Young people could hardly have been given a better role model as the former Lord Mayor of London officially opened a new youth centre in the heart of one of Blackpool’s most deprived areas.
Sir Andrew Parmley, accompanied by his wife Wendy, cut the ribbon as the Magic Club in Claremont was launched with the aim of transforming the lives of children in the area.
A £91,000 investment has seen work going on for around six months to refurbish premises at the back of Sherbourne Road, formerly used as a magicians club.
Partitions and old seating have been ripped out to be replaced with a new kitchen, toilets and activity areas.
Youth workers have spent weeks speaking to local youngsters encouraging them to join the club which will run sessions on everything from healthy eating to computer game nights.

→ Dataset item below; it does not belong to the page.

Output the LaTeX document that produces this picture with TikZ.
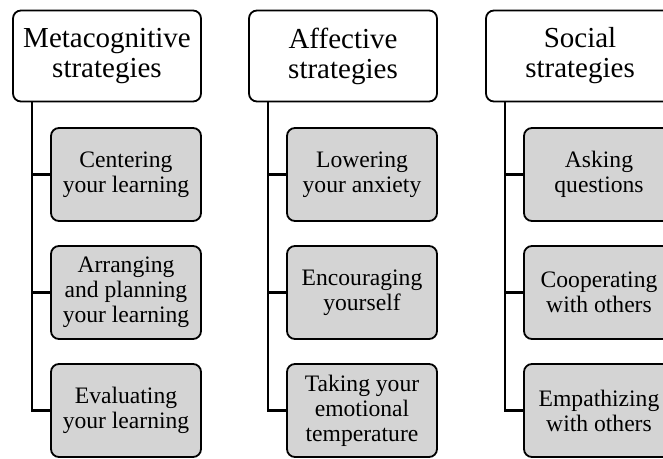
\documentclass[tikz,border=0pt]{standalone}
\usepackage{fontspec}
\setmainfont{Liberation Serif}
\usepackage{tikz}
\tikzset{
  % node styles (category heads and their strategies)
  head/.style={rectangle,rounded corners=8pt,draw,line width=1.8pt,fill=white,
    minimum width=188pt,minimum height=91pt,inner sep=0pt,align=center,
    font=\fontsize{29}{30}\selectfont},
  strat/.style={rectangle,rounded corners=8pt,draw,line width=1.8pt,fill=black!17,
    minimum width=150pt,minimum height=93pt,inner sep=0pt,align=center,
    font=\fontsize{23.6}{25}\selectfont},
  link/.style={line width=2.2pt},
}
\begin{document}
\begin{tikzpicture}[x=1pt,y=-1pt]
  \useasboundingbox (0,0) rectangle (663,458);
  % metacognitive
  \node[head] (meta) at (107,56) {Metacognitive\\strategies};
  \node[strat] (meta1) at (126,174.5) {Centering\\your learning};
  \node[strat] (meta2) at (126,292.5) {Arranging\\and planning\\your learning};
  \node[strat] (meta3) at (126,410.5) {Evaluating\\your learning};
  % affective
  \node[head] (aff) at (343,56) {Affective\\strategies};
  \node[strat] (aff1) at (362,174.5) {Lowering\\your anxiety};
  \node[strat] (aff2) at (362,292.5) {Encouraging\\yourself};
  \node[strat] (aff3) at (362,410.5) {Taking your\\emotional\\temperature};
  % social
  \node[head] (soc) at (580,56) {Social\\strategies};
  \node[strat] (soc1) at (599,174.5) {Asking\\questions};
  \node[strat] (soc2) at (599,292.5) {Cooperating\\with others};
  \node[strat] (soc3) at (599,410.5) {Empathizing\\with others};
  \foreach \c in {meta,aff,soc}
    \foreach \i in {1,2,3}
      \draw[link] ([xshift=20pt]\c.south west) |- (\c\i.west);
\end{tikzpicture}
\end{document}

Sir Andrew grew up in South Shore while Lady Parmley is herself a former pupil of Claremont School.
They are determined to promote and support Blackpool after Sir Andrew’s year as Lord Mayor of London for 2016/17 came to an end.
He said: “The start we had was second to none and that was in this town.
“The town isn’t shining quite as bright as it did 50 years ago but we know the lustre is there, and the shine is coming back.
“Speaking to people who have lived here a long time and have seen some of the darker days, they are now beginning to see some brighter days.
“The town is very, very optimistic and we can see big changes every time we come back.”
Among the changes is the investment to create the Magic Club.
Water company United Utilities has provided the £91,000 funding after a bid supported by Blackpool North and Cleveleys MP Paul Maynard.
The youth club is being run by EPS, a Fylde-based social enterprise which already runs youth services including the Boys and Girls Club in Mereside.
Sir Andrew said such schemes were vital to helping young people fulfil their aspirations.
He said: “I had the good fortune to see this club about three months ago, and what a fantastic transformation it is.
“This of course isn’t the end, this is the start of something great.
“It is the start of new investment in the town and investment in the young people of the town.
“We need this investment and to see many more clubs like this spreading across the town. It is a big day for Blackpool and for Claremont.”
The work has been spearheaded by community volunteers including Claremont ward councillor Lynn Williams.
She said: “Members of the community have been absolutely brilliant, from cleaning the alley to helping us paint.
“It has been marvellous to be able to do this for the kids. This is for them to be happy and safe, and to have some fun.”
Claremont is not just one of the most deprived areas of Blackpool, but one of the most deprived areas of the country.
In the last set of government deprivation rankings, published in 2015, the Cocker Street area of Claremont was ranked the third most deprived area in England.
The statistics measure employment, barriers to housing, health, crime and income levels.
MP Paul Maynard said: “Claremont is an area which faces many challenges, not just for young people and I have always been conscious that what it lacked was somewhere where they could meet together.
“So I’m delighted those with experience have come together to provide that support right in the heart of Claremont.”
“We know there are so many issues that need resolving but here we are seeing the first step in a long journey.”
Senior youth worker Jasmine Gwillam is running the club with sessions currently being held on Monday, Tuesday and Thursday nights for different age groups.
Admission will be 30p including a warm snack.
Jasmine said: “When I was eight I started at the Blackpool Boys and Girls Club so I know what a difference places like this can make.
“We’re looking forward to providing a fun, warm and safe place for children and young people.
“We want to get to know them and for them to make it their own club.
“We’ll be doing project work such as looking at issues around mental health and anything young people see as a barrier to getting to where they want to be.
“But there will be lots of fun too with things like art projects and pool, and during the sessions we’ll all sit round and eat together.”
Youth worker Ashleigh Threlfall has been part of the team already getting to know youngsters.
She said: “I’ve worked at the Boys and Girls Club at Mereside and I’ve seen the positive impact it’s had there, and I think the Magic Club will do the same here in Claremont.
“We’ve already been walking round the streets, meeting the kids and we have around 50 to 60 young kids.
“They’re really excited about it and we’ve already engaged with many of them and have run a few trips out for them.”
The youngsters themselves say there is nothing much for them to do at the moment once school finishes.
Kyie Robinson, 13, said: “It’s going to help bring the community together and give young people something to do.
“There isn’t a lot around here at the moment.
“We’re hoping to go on a residential trip and do karaoke and have Xbox nights.”
Kyle Griffin, 14, said: “I think it’s going to be amazing.
“It’s great everyone being here and trying to help us.”
The current timetable is Monday, 6pm to 9pm - 11 to 16-year-olds; Tuesday and Thursday, 5.30pm to 8.30pm, junior nights for eight to 11-year-olds.